[Originally published in the December, 2018 issue of Water Efficiency.]
The controversial definition of “Waters of the United States” (WOTUS), which establishes the reach of federal jurisdiction under the Clean Water Act (CWA), may be changing yet again. On December 10, 2018, the Environmental Protection Agency (EPA) and Army Corps of Engineers (COE) announced proposed regulations to describe which waters trigger federal permit requirements for activities that occur in, or discharge to, such waters. The COE issues permits for dredging and filling of WOTUS under CWA Section 404, while EPA (and states with delegated CWA authority) issue permits for discharging stormwater and wastewater to WOTUS under Section 402. As the CWA lacks a statutory definition, the scope of the term is left to the COE and EPA.
The Proposed Regulations are intended to replace 2015 regulations that were an effort to clarify 1986 regulations as modified by US Supreme Court decisions, primarily Justice Kennedy’s opinion in Rapanos v. US, which established a “significant nexus” test that many viewed as expanding the reach of federal jurisdiction. Following a 2017 Executive Order, the COE and EPA sought to repeal and replace the 2015 regulations with a significantly more limited definition of WOTUS as described in Justice Scalia’s opinion in Rapanos.
A clear WOTUS definition is critical to determine when permits are required and when enforcement can occur if permits are not obtained. Landowners and project proponents can face steep costs of hiring consultants and lawyers to evaluate and opine on the presence of jurisdictional waters or risk even more expensive defense costs, penalties, and environmental restoration costs if they err in determining WOTUS are not present. In their latest proposal, the COE and EPA promise to provide certainty to landowners with a “simpler and clearer” definition of WOTUS to help them understand whether a project on their property requires a federal permit without spending thousands of dollars on professionals. Agency proponents claim the new rule “clearly defines the difference between federally protected waterways and state protected waterways,” and provides a “clear and predictable approach” to regulating WOTUS.
There is little question that certain navigable waterbodies—lakes, rivers, bays, the ocean—are Waters of the US. There has been significant controversy, however, over the inclusion of certain other wet areas, such as isolated wetlands and ephemeral streams. Following Justice Scalia’s view, the COE and EPA propose a definition based on “relatively permanent flowing and standing waterbodies that are traditional navigable waters in their own right or that have a specific connection to traditional navigable waters, as well as wetlands abutting or having a direct hydrologic surface connection to those waters.”
The Proposed Regulation narrows several categories of waterbodies. Tributaries, for example, are included only if they have perennial or intermittent flow to traditionally navigable waters. Ephemeral tributaries, which flow only briefly during and immediately after rainfall, are now excluded.

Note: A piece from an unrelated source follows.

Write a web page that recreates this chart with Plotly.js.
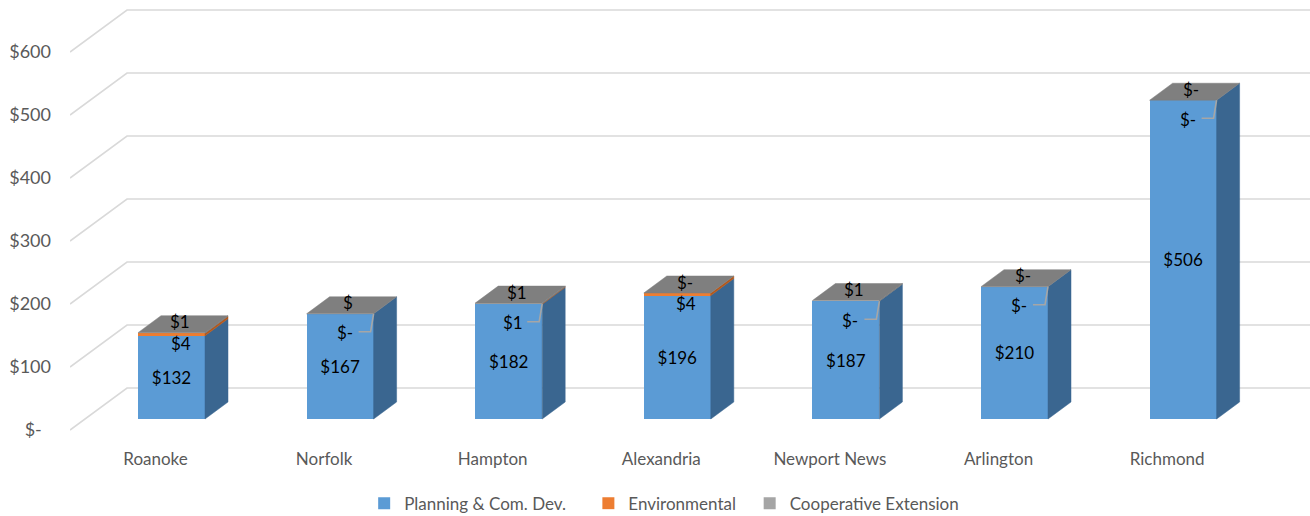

Wetlands are included in the proposed WOTUS regulations, but only if they are “adjacent” to traditionally navigable waters. To be adjacent, wetlands must have a direct surface connection or abut (touch directly) those navigable waters. Wetlands previously included in WOTUS on the basis of a subsurface connection or a “significant nexus” are now excluded.
Only a subset of ditches remain jurisdictional: Those that function as traditionally navigable waters or that meet the proposed tributary definition if constructed in a tributary or an adjacent wetland.
In addition to retaining wet features excluded by prior regulations such as groundwater, prior converted cropland, and waste treatment systems, the Proposed Regulations codify several exclusions reflected in longstanding agency practice, such as certain ditches and artificial, constructed lakes and ponds.
The effect of the Proposed Regulations, if adopted, would be to significantly reduce the scope of federal jurisdiction, primarily in the arid west, where ephemeral, isolated, and other occasionally wet but disconnected landscape features are common across the landscape. Regulation of these features, which has historically been controversial under the CWA, will effectively be left to the states. While that will result in a patchwork of regulatory approaches, perhaps it will provide an opportunity for states to tailor regulation to their landscapes. Seeing that US Supreme Court decisions in 2001 and 2006 created a “gap” between state and federal jurisdiction, California has already focused considerable effort on developing a state definition for “wetlands,” along with procedures to regulate discharges of dredged or fill material to Waters of the State. While the state initiative has recently stalled, perhaps in anticipation of the Proposed Regulations, those relieved of federal permit requirements in California will likely be facing state permit requirements sometime in the future.
Once the Proposed Regulations are published in the Federal Register, the public will have 60 days to submit comments, and, based on the 2015 regulations, comments are likely to number in the hundreds of thousands, so it should be some time before a final could be adopted. We would also expect, just as occurred following the 2015 regulations, the final rule will be challenged by multiple lawsuits.